──────── DATA PROVIDED ────────
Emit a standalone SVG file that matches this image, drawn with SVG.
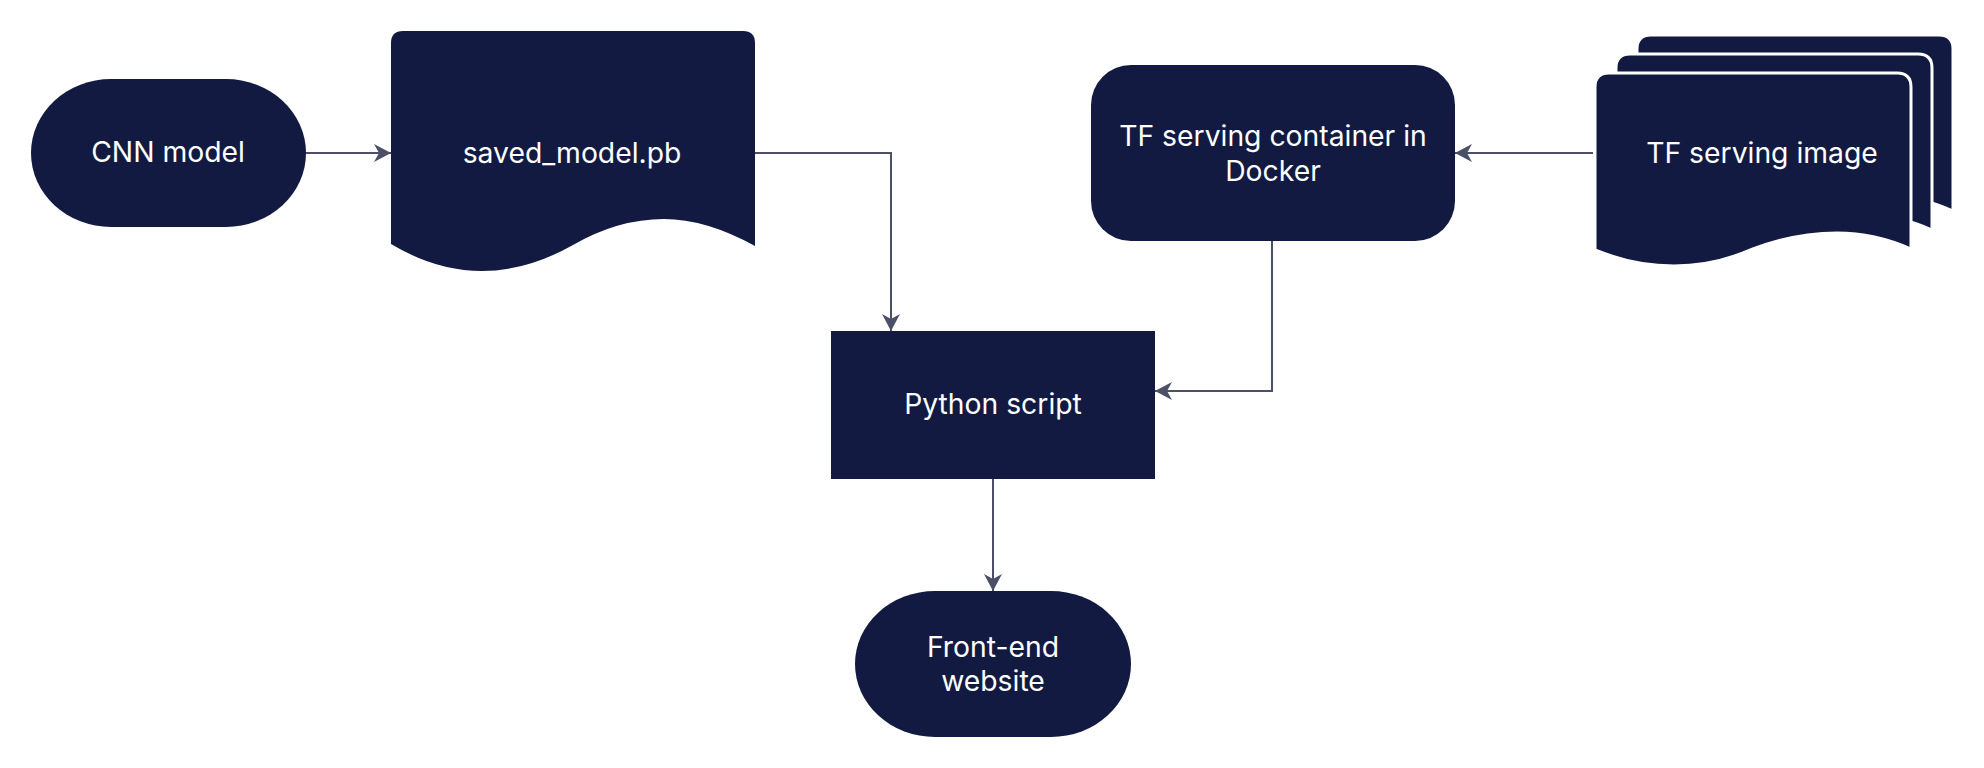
<svg xmlns="http://www.w3.org/2000/svg" width="1984" height="768" viewBox="0 0 1984 768">
<style>
.node{fill:#121a41}
.doc{fill:#121a41;stroke:#ffffff;stroke-width:3}
.lbl{fill:#ffffff;font-family:Inter,"Liberation Sans",sans-serif;font-size:28.3px;text-anchor:middle}
.edge{fill:none;stroke:#4b5068;stroke-width:2;marker-end:url(#arr)}
</style>
<defs>
<marker id="arr" markerUnits="userSpaceOnUse" markerWidth="18" markerHeight="20" viewBox="0 0 18 20" refX="17" refY="10" orient="auto">
<path d="M17,10 L0,1 L5,10 L0,19 Z" fill="#4b5068"/>
</marker>
</defs>
<rect width="1984" height="768" fill="#ffffff"/>
<g id="connectors">
<path class="edge" d="M306,153 L391,153"/>
<path class="edge" d="M755,153 L891,153 L891,331"/>
<path class="edge" d="M1593,153 L1455,153"/>
<path class="edge" d="M1272,241 L1272,391 L1155,391"/>
<path class="edge" d="M993,479 L993,591"/>
</g>
<g id="cnn-model">
<rect class="node" x="31" y="79" width="275" height="148" rx="80" ry="74"/>
<text class="lbl" x="168" y="162">CNN model</text>
</g>
<g id="saved-model">
<path class="node" d="M391,43 Q391,31 403,31 L743,31 Q755,31 755,43 L755,246 Q706,219 664,219 Q618,219 573,245 Q527,271 482,271 Q436,271 391,244 Z"/>
<text class="lbl" x="572" y="163">saved_model.pb</text>
</g>
<g id="tf-container">
<rect class="node" x="1091" y="65" width="364" height="176" rx="40" ry="40"/>
<text class="lbl" x="1273" y="146">TF serving container in</text>
<text class="lbl" x="1273" y="181">Docker</text>
</g>
<g id="tf-image">
<path class="doc" d="M1637,49 Q1637,35 1651,35 L1939,35 Q1953,35 1953,49 L1953,211 Q1917,195 1879,195 Q1837,195 1795,211 Q1756,228 1716,228 Q1676,228 1637,212 Z"/>
<path class="doc" d="M1616,68 Q1616,54 1630,54 L1918,54 Q1932,54 1932,68 L1932,230 Q1896,214 1858,214 Q1816,214 1774,230 Q1735,247 1695,247 Q1655,247 1616,231 Z"/>
<path class="doc" d="M1595,87 Q1595,73 1609,73 L1897,73 Q1911,73 1911,87 L1911,249 Q1875,233 1837,233 Q1795,233 1753,249 Q1714,266 1674,266 Q1634,266 1595,250 Z"/>
<text class="lbl" x="1762" y="163">TF serving image</text>
</g>
<g id="python-script">
<rect class="node" x="831" y="331" width="324" height="148"/>
<text class="lbl" x="993" y="414">Python script</text>
</g>
<g id="front-end">
<rect class="node" x="855" y="591" width="276" height="146" rx="80" ry="73"/>
<text class="lbl" x="993" y="657">Front-end</text>
<text class="lbl" x="993" y="691">website</text>
</g>
</svg>
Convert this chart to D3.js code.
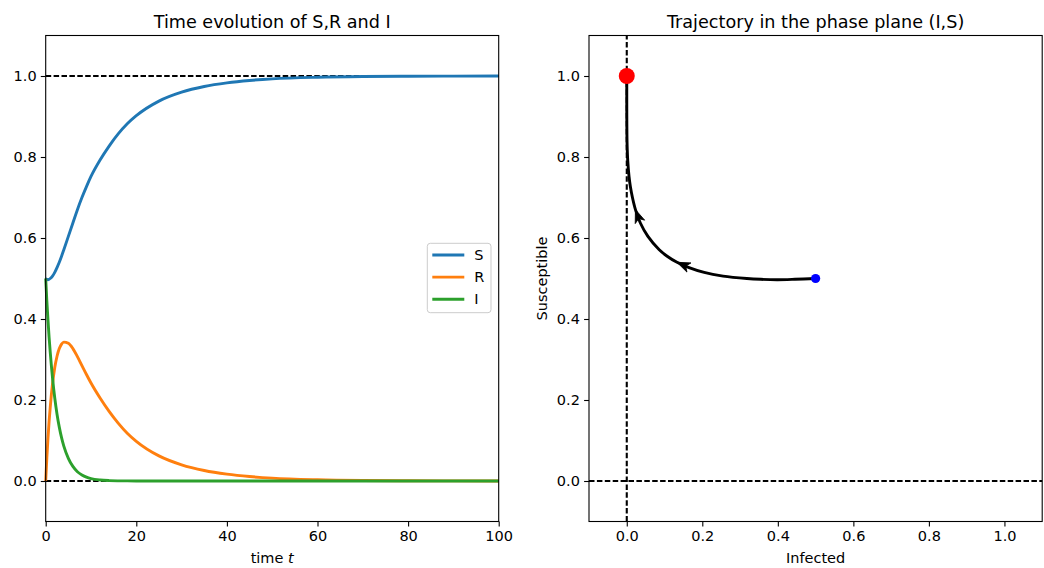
<!DOCTYPE html>
<html><head><meta charset="utf-8">
<script src="https://cdn.jsdelivr.net/npm/d3@7"></script>
<style>
body{margin:0;background:#fff;}
text{font-family:"DejaVu Sans",sans-serif;fill:#000;}
</style></head>
<body><svg id="chart" width="1044" height="568"></svg>
<script>
// ---- data ----
const times = [0,0.25,0.5,0.75,1,1.5,2,2.5,3,3.5,4,5,6,7,8,9,10,12,14,16,18,20,25,30,35,40,45,50,60,70,80,90,100];
const seriesS = [0.5,0.498,0.497,0.498,0.5,0.506,0.515,0.527,0.54,0.555,0.571,0.604,0.637,0.67,0.70,0.727,0.752,0.7925,0.827,0.857,0.882,0.902,0.938,0.96,0.974,0.983,0.989,0.993,0.997,0.9988,0.9995,0.9998,0.9999];
const seriesR = [0,0.057,0.105,0.147,0.182,0.239,0.28,0.308,0.327,0.338,0.343,0.34,0.327,0.307,0.285,0.263,0.242,0.205,0.172,0.143,0.118,0.098,0.062,0.04,0.026,0.017,0.011,0.007,0.003,0.0012,0.0005,0.0002,0.0001];
const seriesI = [0.5,0.445,0.398,0.355,0.318,0.255,0.205,0.165,0.133,0.107,0.086,0.056,0.036,0.023,0.015,0.0095,0.006,0.0025,0.001,0.0004,0.0002,0.0001,0,0,0,0,0,0,0,0,0,0,0];
const seriesNames = ["S","R","I"];
const seriesColors = ["#1f77b4","#ff7f0e","#2ca02c"];
const timeTicks = [0,20,40,60,80,100];
const valueTicks = [0,0.2,0.4,0.6,0.8,1.0];
const infectedTicks = [0,0.2,0.4,0.6,0.8,1.0];
const arrowTimes = [3,7];
const startPoint = {I:0.5,S:0.5};
const endPoint = {I:0,S:1};

const svg = d3.select("#chart");
const FS = 14.5;
const TFS = 17.6;

const yScale = d3.scaleLinear().domain([-0.1,1.1]).range([521.5,35.5]);
const xTime = d3.scaleLinear().domain([0,100]).range([45.7,498.7]);
const xInf = d3.scaleLinear().domain([-0.1,1.1]).range([589,1042.2]);

function frame(g, x, xticks, xfmt, xlabel, title, ylabel){
  const [x0,x1] = x.range();
  const yb = yScale(-0.1), yt = yScale(1.1);
  const xa = g.append("g").attr("transform",`translate(0,${yb})`)
    .call(d3.axisBottom(x).tickValues(xticks).tickFormat(xfmt).tickSize(4.9).tickPadding(4.2));
  const ya = g.append("g").attr("transform",`translate(${x0},0)`)
    .call(d3.axisLeft(yScale).tickValues(valueTicks).tickFormat(d3.format(".1f")).tickSize(4.9).tickPadding(4.2));
  [xa,ya].forEach(a=>{
    a.select(".domain").remove();
    a.selectAll("line").attr("stroke","#000").attr("stroke-width",1.1);
    a.selectAll("text").style("font-family","DejaVu Sans").style("font-size",FS+"px").attr("fill","#000");
  });
  g.append("rect").attr("x",x0).attr("y",yt).attr("width",x1-x0).attr("height",yb-yt)
    .attr("fill","none").attr("stroke","#000").attr("stroke-width",1.1);
  g.append("text").attr("x",(x0+x1)/2).attr("y",28).attr("text-anchor","middle")
    .style("font-size",TFS+"px").text(title);
  const xl = g.append("text").attr("x",(x0+x1)/2).attr("y",563).attr("text-anchor","middle").style("font-size",FS+"px");
  xlabel(xl);
  if(ylabel){
    g.append("text").attr("transform",`translate(546.5,${(yb+yt)/2}) rotate(-90)`)
      .attr("text-anchor","middle").style("font-size",FS+"px").text(ylabel);
  }
}

// ---- left panel ----
const gL = svg.append("g");
const dashed = "5.5,2.4";
[1,0].forEach(v=>{
  gL.append("line").attr("x1",xTime.range()[0]).attr("x2",xTime.range()[1])
    .attr("y1",yScale(v)).attr("y2",yScale(v))
    .attr("stroke","#000").attr("stroke-width",2.1).attr("stroke-dasharray",dashed);
});
const allSeries = [seriesS, seriesR, seriesI];
const lineT = d3.line().x(d=>xTime(d[0])).y(d=>yScale(d[1])).curve(d3.curveMonotoneX);
allSeries.forEach((s,i)=>{
  gL.append("path").datum(times.map((t,k)=>[t,s[k]]))
    .attr("d",lineT).attr("fill","none").attr("stroke",seriesColors[i]).attr("stroke-width",2.9);
});
frame(gL, xTime, timeTicks, d3.format("d"), t=>{
  t.append("tspan").text("time ");
  t.append("tspan").style("font-style","italic").text("t");
}, "Time evolution of S,R and I", null);

// legend
const lg = gL.append("g").attr("transform","translate(427.3,243.3)");
lg.append("rect").attr("width",63.7).attr("height",69.4).attr("rx",3)
  .attr("fill","#fff").attr("fill-opacity",0.8).attr("stroke","#ccc").attr("stroke-width",1);
seriesNames.forEach((n,i)=>{
  const yy = 11.7 + i*22.1;
  lg.append("line").attr("x1",5).attr("x2",37).attr("y1",yy).attr("y2",yy)
    .attr("stroke",seriesColors[i]).attr("stroke-width",2.9);
  lg.append("text").attr("x",47).attr("y",yy+5.2).style("font-size",FS+"px").text(n);
});

// ---- right panel ----
const gR = svg.append("g");
gR.append("line").attr("x1",xInf.range()[0]).attr("x2",xInf.range()[1])
  .attr("y1",yScale(0)).attr("y2",yScale(0))
  .attr("stroke","#000").attr("stroke-width",2.1).attr("stroke-dasharray",dashed);
gR.append("line").attr("x1",xInf(0)).attr("x2",xInf(0))
  .attr("y1",yScale(-0.1)).attr("y2",yScale(1.1))
  .attr("stroke","#000").attr("stroke-width",2.1).attr("stroke-dasharray",dashed);

const phase = times.map((t,k)=>({t, I:seriesI[k], S:seriesS[k]}));
const lineP = d3.line().x(d=>xInf(d.I)).y(d=>yScale(d.S)).curve(d3.curveCatmullRom.alpha(0.5));
gR.append("path").datum(phase).attr("d",lineP).attr("fill","none")
  .attr("stroke","#000").attr("stroke-width",2.9);

arrowTimes.forEach(at=>{
  const k = times.indexOf(at);
  const p = phase[k], q = phase[k-1];
  const px = xInf(p.I), py = yScale(p.S);
  const ang = Math.atan2(py - yScale(q.S), px - xInf(q.I))*180/Math.PI;
  gR.append("path").attr("d","M0,0 L-13,-5 L-9.5,0 L-13,5 Z")
    .attr("transform",`translate(${px},${py}) rotate(${ang})`)
    .attr("fill","#000").attr("stroke","#000").attr("stroke-width",0.8);
});

gR.append("circle").attr("cx",xInf(startPoint.I)).attr("cy",yScale(startPoint.S)).attr("r",4.6).attr("fill","#0000ff");
gR.append("circle").attr("cx",xInf(endPoint.I)).attr("cy",yScale(endPoint.S)).attr("r",8).attr("fill","#ff0000");

frame(gR, xInf, infectedTicks, d3.format(".1f"), t=>t.text("Infected"),
  "Trajectory in the phase plane (I,S)", "Susceptible");
</script></body></html>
────────
Copy every line of the records above that holds the word "image".

Emit a standalone SVG file that matches this image, drawn with SVG.
<g id="tf-image">
<text class="lbl" x="1762" y="163">TF serving image</text>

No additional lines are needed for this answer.